I've been reading John C. Dvorak's Inside Track and other columns since I was old enough to. He's entertainingly opinionated, self deprecating and very often wrong. It's why we love him.

His latest article was an absolute corker. Some choice parts:

There is a belief within the tech community that Microsoft lost control of Windows years ago as the company turned over personnel—including the programmers who actually knew the base code of Windows itself. It has long since become what people call spaghetti code—a tangle impossible to unravel.

As much as I grew up being bitten by Microsoft bugs, this is not unique.

Every patch has to be run through a regimen of tests to see if anything breaks. One thing is fixed and soon something else does not work right.

Ditto. Regression testing is an entire industry.

I have one machine running Vista—which I have come to appreciate as an excellent highly backward-compatible OS.

I'm assuming the lack of comma meant "excellent" described backward-compatiblity. Say what you will about Vista, but I'll bet it runs ancient Windows stuff better than, say, FreeBSD.

None of this is helped by the boneheads in marketing who demand the coders do things they shouldn't.

Metro in a nutshell.

On websites, this includes running videos down at the bottom of the page utilizing delayed auto-start. You have a browser running with a bunch of tabs and suddenly the speakers blare as a video starts. There is no way of finding this rogue video without examining the entire page of each tab and often you still cannot find the blaring video (unless you're on Chrome).
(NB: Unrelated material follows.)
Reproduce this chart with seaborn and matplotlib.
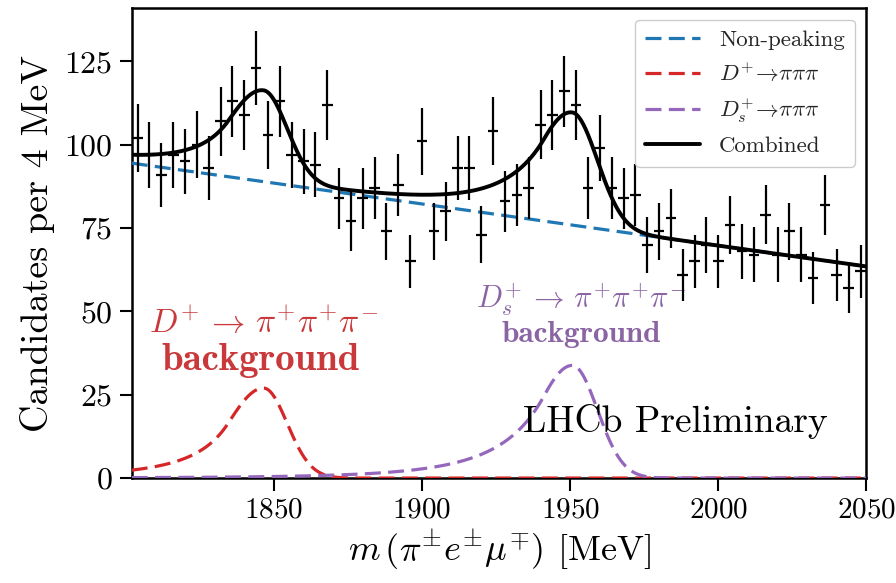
import numpy as np
import matplotlib
matplotlib.use("Agg")
import matplotlib.pyplot as plt
import seaborn as sns

# ---------------- data ----------------
bin_low = 1802          # MeV, first bin edge
bin_width = 4           # MeV
counts = [102, 97, 91, 97, 95, 100, 93, 107, 113, 109,
          123, 103, 113, 97, 95, 94, 112, 84, 77, 84,
          87, 74, 88, 65, 101, 74, 80, 93, 93, 73,
          104, 83, 85, 87, 106, 109, 116, 112, 87, 99,
          87, 84, 85, 70, 74, 78, 61, 65, 70, 65,
          76, 68, 67, 79, 67, 74, 67, 60, 82, 61,
          57, 62]

# fit components (parameters)
bkg_x = [1802, 2050]
bkg_y = [94.5, 63.5]
# Crystal-Ball-like peaks: mean, sigma_left, sigma_right, alpha, n, height
dplus_par = [1846.5, 12.0, 8.0, 1.0, 3.0, 27.0]
ds_par = [1950.7, 12.0, 8.5, 0.8, 5.0, 33.8]

x_ticks = [1850, 1900, 1950, 2000, 2050]
y_ticks = [0, 25, 50, 75, 100, 125]
legend_labels = ["Non-peaking", r"$D^{+}\!\to\!\pi\pi\pi$",
                 r"$D_{s}^{+}\!\to\!\pi\pi\pi$", "Combined"]

# ---------------- style ----------------
sns.set_theme(style="ticks")
plt.rcParams["font.family"] = ["cmr10", "DejaVu Serif"]
plt.rcParams["mathtext.fontset"] = "cm"
plt.rcParams["axes.unicode_minus"] = False
plt.rcParams["axes.formatter.use_mathtext"] = True

c_blue = "#1f77b4"
c_red = "#d62728"
c_purple = "#9467bd"


def cb_shape(x, mu, sl, sr, alpha, n, h):
    x = np.asarray(x, dtype=float)
    out = np.empty_like(x)
    right = x >= mu
    out[right] = np.exp(-0.5 * ((x[right] - mu) / sr) ** 2)
    t = (x[~right] - mu) / sl
    core = t > -alpha
    tmp = np.empty_like(t)
    tmp[core] = np.exp(-0.5 * t[core] ** 2)
    A = (n / alpha) ** n * np.exp(-0.5 * alpha ** 2)
    B = n / alpha - alpha
    tmp[~core] = A * (B - t[~core]) ** (-n)
    out[~right] = tmp
    return h * out


centers = bin_low + bin_width / 2 + bin_width * np.arange(len(counts))
counts_a = np.array(counts, dtype=float)
errs = np.sqrt(counts_a)

xf = np.linspace(bkg_x[0], bkg_x[1], 1500)
bkg = np.interp(xf, bkg_x, bkg_y)
dplus = cb_shape(xf, *dplus_par)
ds = cb_shape(xf, *ds_par)
comb = bkg + dplus + ds

fig = plt.figure(figsize=(8.96, 5.83), dpi=100)
ax = fig.add_axes([0.147, 0.180, 0.820, 0.806])

dash = (0, (5, 2.3))
lw = 2.3
sns.lineplot(x=xf, y=bkg, ax=ax, color=c_blue, lw=lw, linestyle=dash,
             label=legend_labels[0], zorder=3)
sns.lineplot(x=xf, y=dplus, ax=ax, color=c_red, lw=lw, linestyle=dash,
             label=legend_labels[1], zorder=3)
sns.lineplot(x=xf, y=ds, ax=ax, color=c_purple, lw=lw, linestyle=dash,
             label=legend_labels[2], zorder=3)
sns.lineplot(x=xf, y=comb, ax=ax, color="black", lw=2.8,
             label=legend_labels[3], zorder=4)

ax.errorbar(centers, counts_a, yerr=errs, xerr=1.8, fmt="none",
            ecolor="black", elinewidth=1.6, capsize=0, zorder=5)

ax.set_xlim(1802, 2050)
ax.set_ylim(0, 141)
ax.set_xticks(x_ticks)
ax.set_yticks(y_ticks)
ax.tick_params(axis="both", which="major", length=9,
               width=1.5, color="black", labelcolor="black", pad=5)
ax.tick_params(axis="y", labelsize=23)
ax.tick_params(axis="x", labelsize=21)
for s in ax.spines.values():
    s.set_visible(True)
    s.set_color("black")
    s.set_linewidth(1.8)

ax.set_ylabel("Candidates per 4 MeV", fontsize=27.5, color="black", labelpad=6)
ax.set_xlabel(r"$m\,(\pi^{\pm}e^{\pm}\mu^{\mp})$ [MeV]", fontsize=26,
              color="black", labelpad=3)

leg = ax.legend(loc="upper right", fontsize=16.5, frameon=True,
                handlelength=2.4, borderpad=0.45, labelspacing=0.5,
                handletextpad=0.8, fancybox=True, framealpha=1.0,
                borderaxespad=0.5)
leg.get_frame().set_edgecolor("#cccccc")
leg.get_frame().set_linewidth(1.0)

# annotations
red_txt = "#c9383a"
pur_txt = "#8a64a3"
ax.text(1846.6, 46.5, r"$D^{+}\,\rightarrow\,\pi^{+}\pi^{+}\pi^{-}$",
        color=red_txt, fontsize=24, ha="center", va="center")
ax.text(1845.6, 35.2, "background", family="cmb10", color=red_txt,
        fontsize=28, ha="center", va="center")
ax.text(1953.8, 53.5, r"$D_{s}^{+}\,\rightarrow\,\pi^{+}\pi^{+}\pi^{-}$",
        color=pur_txt, fontsize=22, ha="center", va="center")
ax.text(1953.8, 43.0, "background", family="cmb10", color=pur_txt,
        fontsize=22.5, ha="center", va="center")
ax.text(1985.4, 17.0, "LHCb Preliminary", color="black", fontsize=27,
        ha="center", va="center")

fig.savefig("out.png", dpi=100)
Or using NoScript, or just don't use Flash.

(Every time this happens I'm reminded of the promises of HTML5 to rid the world of Flash. It has failed to do anything of the sort.)

Well, other than the fact it has. Apple and Android killed it with mobile, by not bunding it, or including such a terrible implementation that even Adobe dropped it. But it was open, remember? Oh Google, don't ever change.

Unfortunately, HTML5 hasn't rid us of digital restrictions management (DRM), which is a legitimate concern.

Is a drop-down menu really a better idea than showing all the options without having to roll over something?

It does come down to balance, but with the new hotness being that meatstack icon, it is being abused. Don't worry though, it'll go the way of Georgia or Helvetica Neue Ultralight body text soon enough.

I invite readers to add their observations to the comments with weird anomalies that bug them.

I'll finish off with one. Whenever I deal with Windows machines, I always have to relearn the Control Panel with new releases. The simple visual and naming consistency they achined with Windows 95 has long since given way to a mish mash of constantly renamed, redesigned stuff. Please stop doing this.